● **Provided data**:
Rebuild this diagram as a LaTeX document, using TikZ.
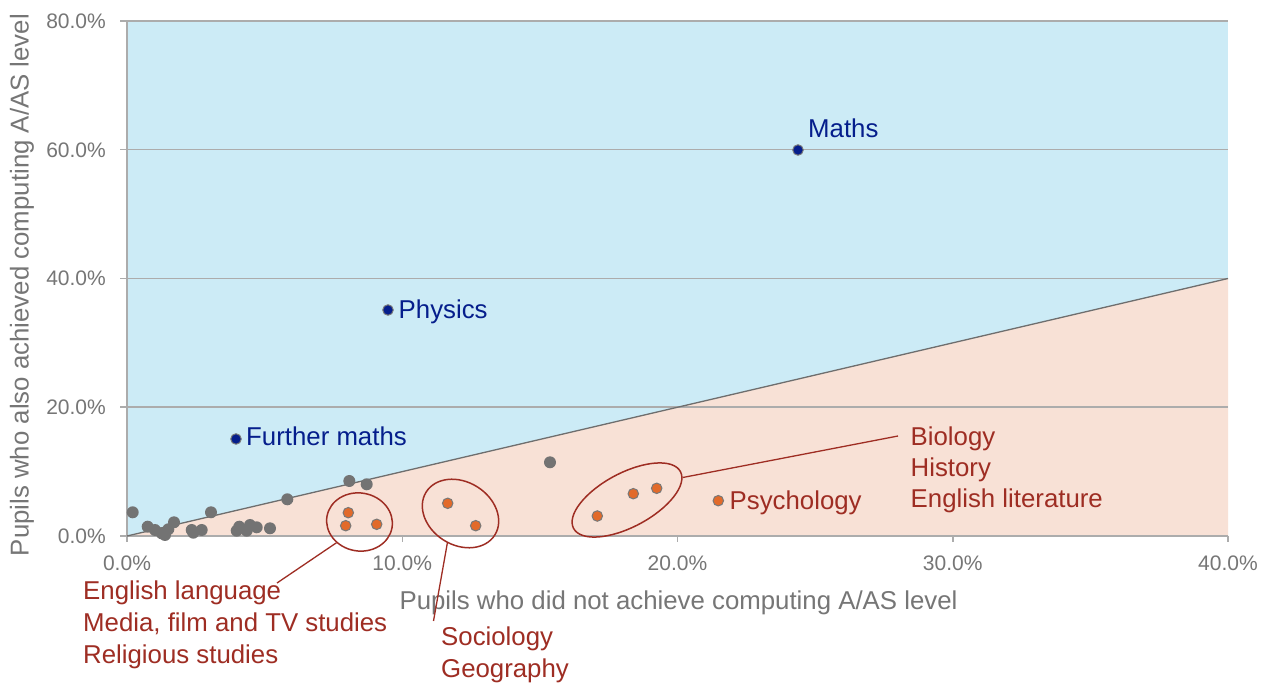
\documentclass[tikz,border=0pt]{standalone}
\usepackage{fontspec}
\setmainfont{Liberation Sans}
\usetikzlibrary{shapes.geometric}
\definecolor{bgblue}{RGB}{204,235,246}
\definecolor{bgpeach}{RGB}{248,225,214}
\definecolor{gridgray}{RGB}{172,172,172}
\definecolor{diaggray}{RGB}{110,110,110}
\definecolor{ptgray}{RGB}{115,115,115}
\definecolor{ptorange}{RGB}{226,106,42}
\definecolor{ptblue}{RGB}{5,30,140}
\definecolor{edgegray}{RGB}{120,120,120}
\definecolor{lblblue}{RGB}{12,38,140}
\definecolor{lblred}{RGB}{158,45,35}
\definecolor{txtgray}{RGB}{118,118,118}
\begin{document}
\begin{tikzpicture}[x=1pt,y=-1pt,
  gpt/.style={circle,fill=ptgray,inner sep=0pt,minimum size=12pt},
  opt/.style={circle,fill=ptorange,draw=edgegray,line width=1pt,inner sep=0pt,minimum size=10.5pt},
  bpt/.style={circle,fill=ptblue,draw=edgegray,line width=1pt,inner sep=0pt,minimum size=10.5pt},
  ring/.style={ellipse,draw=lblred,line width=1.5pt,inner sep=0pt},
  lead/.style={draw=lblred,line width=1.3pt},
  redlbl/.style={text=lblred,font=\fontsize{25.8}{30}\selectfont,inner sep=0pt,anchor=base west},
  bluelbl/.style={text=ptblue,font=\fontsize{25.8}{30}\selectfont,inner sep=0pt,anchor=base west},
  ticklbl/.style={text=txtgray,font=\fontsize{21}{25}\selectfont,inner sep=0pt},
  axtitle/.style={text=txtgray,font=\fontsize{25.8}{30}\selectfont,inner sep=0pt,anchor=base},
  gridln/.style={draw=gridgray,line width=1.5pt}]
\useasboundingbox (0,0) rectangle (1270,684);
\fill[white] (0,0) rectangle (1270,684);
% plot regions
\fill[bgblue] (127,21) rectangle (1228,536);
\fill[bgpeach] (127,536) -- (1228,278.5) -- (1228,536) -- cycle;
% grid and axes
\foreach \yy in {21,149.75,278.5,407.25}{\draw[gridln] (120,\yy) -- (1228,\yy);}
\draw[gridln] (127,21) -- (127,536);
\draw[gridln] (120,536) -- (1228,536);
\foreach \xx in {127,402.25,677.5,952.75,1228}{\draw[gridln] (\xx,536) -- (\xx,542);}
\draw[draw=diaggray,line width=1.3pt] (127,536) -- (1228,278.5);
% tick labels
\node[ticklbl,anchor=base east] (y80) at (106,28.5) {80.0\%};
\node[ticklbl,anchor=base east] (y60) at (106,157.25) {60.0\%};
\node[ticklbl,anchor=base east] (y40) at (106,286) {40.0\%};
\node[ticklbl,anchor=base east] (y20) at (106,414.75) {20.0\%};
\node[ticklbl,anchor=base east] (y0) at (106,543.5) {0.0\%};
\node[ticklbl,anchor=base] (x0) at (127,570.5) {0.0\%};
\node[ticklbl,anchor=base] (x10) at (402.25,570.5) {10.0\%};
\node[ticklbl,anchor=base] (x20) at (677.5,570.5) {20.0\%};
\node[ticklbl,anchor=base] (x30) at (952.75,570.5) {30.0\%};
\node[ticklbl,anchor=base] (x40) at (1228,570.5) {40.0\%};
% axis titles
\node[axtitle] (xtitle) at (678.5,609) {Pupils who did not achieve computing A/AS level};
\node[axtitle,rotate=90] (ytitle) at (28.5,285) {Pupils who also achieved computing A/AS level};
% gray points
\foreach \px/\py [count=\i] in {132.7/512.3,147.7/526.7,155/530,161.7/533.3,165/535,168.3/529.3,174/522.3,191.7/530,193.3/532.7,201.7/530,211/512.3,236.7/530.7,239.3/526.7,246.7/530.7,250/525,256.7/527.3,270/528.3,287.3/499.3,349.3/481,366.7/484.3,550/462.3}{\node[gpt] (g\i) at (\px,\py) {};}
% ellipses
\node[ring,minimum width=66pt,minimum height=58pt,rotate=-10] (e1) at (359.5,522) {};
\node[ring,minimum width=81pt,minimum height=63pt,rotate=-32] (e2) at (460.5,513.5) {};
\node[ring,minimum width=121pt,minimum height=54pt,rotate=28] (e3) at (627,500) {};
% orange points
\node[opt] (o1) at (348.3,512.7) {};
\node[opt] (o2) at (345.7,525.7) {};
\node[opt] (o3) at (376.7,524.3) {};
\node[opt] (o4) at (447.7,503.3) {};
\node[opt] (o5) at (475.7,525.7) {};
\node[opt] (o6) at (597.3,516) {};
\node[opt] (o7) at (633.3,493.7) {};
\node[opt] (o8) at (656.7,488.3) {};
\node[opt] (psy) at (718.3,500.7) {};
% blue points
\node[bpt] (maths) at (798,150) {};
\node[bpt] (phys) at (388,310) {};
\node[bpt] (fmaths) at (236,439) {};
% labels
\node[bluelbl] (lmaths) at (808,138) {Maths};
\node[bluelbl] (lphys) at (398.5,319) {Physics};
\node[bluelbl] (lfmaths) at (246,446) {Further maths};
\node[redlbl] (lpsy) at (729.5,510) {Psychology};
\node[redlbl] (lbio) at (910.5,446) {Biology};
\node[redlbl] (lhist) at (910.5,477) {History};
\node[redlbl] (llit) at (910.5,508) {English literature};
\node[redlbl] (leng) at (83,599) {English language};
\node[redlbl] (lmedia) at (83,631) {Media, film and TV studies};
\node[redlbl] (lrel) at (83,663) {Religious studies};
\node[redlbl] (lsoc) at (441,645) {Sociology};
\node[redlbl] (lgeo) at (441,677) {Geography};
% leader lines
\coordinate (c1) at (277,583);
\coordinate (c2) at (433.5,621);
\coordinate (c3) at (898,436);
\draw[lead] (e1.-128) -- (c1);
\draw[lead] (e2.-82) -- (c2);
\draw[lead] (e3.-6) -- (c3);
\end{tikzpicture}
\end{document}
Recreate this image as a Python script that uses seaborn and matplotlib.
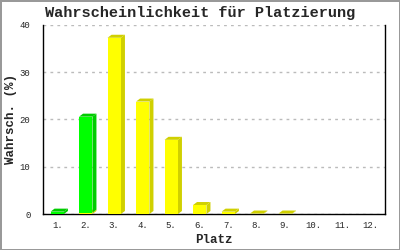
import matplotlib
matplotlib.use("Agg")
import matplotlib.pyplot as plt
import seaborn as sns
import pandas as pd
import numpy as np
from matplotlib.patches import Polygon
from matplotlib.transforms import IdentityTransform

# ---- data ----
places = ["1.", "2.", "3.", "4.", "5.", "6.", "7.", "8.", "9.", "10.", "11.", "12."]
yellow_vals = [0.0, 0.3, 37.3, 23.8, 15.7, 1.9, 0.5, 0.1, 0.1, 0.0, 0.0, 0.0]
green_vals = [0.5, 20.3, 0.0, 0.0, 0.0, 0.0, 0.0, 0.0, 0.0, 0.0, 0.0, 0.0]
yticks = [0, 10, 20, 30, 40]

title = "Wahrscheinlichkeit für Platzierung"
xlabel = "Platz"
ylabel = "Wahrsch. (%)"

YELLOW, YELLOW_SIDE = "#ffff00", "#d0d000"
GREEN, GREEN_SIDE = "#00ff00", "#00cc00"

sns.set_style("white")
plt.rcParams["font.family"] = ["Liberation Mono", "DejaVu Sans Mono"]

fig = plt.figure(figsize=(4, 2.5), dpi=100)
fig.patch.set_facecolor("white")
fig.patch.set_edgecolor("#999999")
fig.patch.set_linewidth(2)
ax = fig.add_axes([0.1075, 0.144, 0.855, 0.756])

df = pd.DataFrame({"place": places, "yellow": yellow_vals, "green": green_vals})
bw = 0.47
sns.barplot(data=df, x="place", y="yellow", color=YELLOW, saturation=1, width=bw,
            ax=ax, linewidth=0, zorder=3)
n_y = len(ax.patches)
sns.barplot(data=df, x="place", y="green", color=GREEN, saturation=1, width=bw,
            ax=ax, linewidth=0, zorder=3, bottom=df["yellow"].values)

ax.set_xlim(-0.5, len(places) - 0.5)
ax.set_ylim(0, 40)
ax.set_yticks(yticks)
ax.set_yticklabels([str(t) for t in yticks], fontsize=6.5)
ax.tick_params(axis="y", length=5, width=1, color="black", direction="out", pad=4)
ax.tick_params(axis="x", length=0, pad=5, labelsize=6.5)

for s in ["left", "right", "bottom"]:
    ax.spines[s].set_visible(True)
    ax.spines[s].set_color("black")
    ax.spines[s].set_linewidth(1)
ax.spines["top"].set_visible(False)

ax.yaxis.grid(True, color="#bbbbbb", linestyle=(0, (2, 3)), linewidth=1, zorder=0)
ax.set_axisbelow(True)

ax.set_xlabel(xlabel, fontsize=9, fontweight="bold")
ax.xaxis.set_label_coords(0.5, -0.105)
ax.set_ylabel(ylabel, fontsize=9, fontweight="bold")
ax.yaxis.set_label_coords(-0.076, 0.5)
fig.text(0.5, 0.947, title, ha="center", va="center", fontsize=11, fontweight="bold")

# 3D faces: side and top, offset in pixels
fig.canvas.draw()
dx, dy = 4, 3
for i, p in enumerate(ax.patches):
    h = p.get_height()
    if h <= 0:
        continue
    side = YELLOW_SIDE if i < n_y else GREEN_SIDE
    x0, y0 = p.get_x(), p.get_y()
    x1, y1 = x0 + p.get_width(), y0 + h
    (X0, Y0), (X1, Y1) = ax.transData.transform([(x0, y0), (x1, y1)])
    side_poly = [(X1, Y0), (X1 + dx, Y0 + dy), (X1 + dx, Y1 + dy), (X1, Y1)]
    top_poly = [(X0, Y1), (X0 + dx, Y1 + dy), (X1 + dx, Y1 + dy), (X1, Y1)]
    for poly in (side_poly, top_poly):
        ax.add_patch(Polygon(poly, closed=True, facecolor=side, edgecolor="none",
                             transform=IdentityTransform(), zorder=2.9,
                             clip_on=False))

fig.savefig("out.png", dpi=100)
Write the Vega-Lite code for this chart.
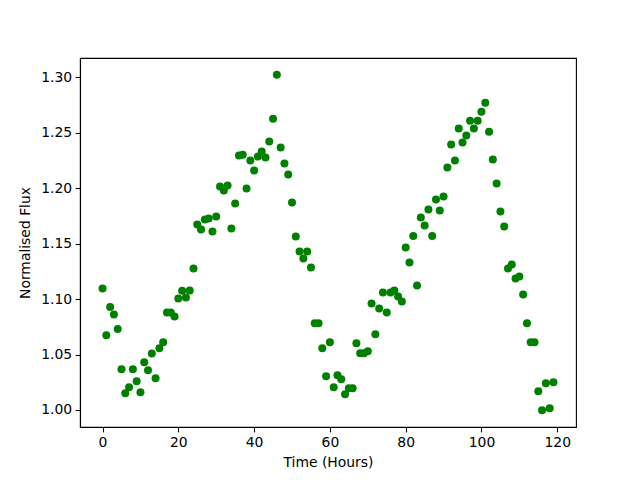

● **Exercise aim**:
Pull out only the lines from the one with "Recreate this image" up to and including the one with "from matplotlib.transforms import", and drop any pictures along the way.

● **Written solution**:
Recreate this image as a Python script that uses seaborn and matplotlib.
import matplotlib
matplotlib.use("Agg")
import matplotlib.pyplot as plt
import seaborn as sns
import pandas as pd
import numpy as np
from matplotlib.patches import Polygon
from matplotlib.transforms import IdentityTransform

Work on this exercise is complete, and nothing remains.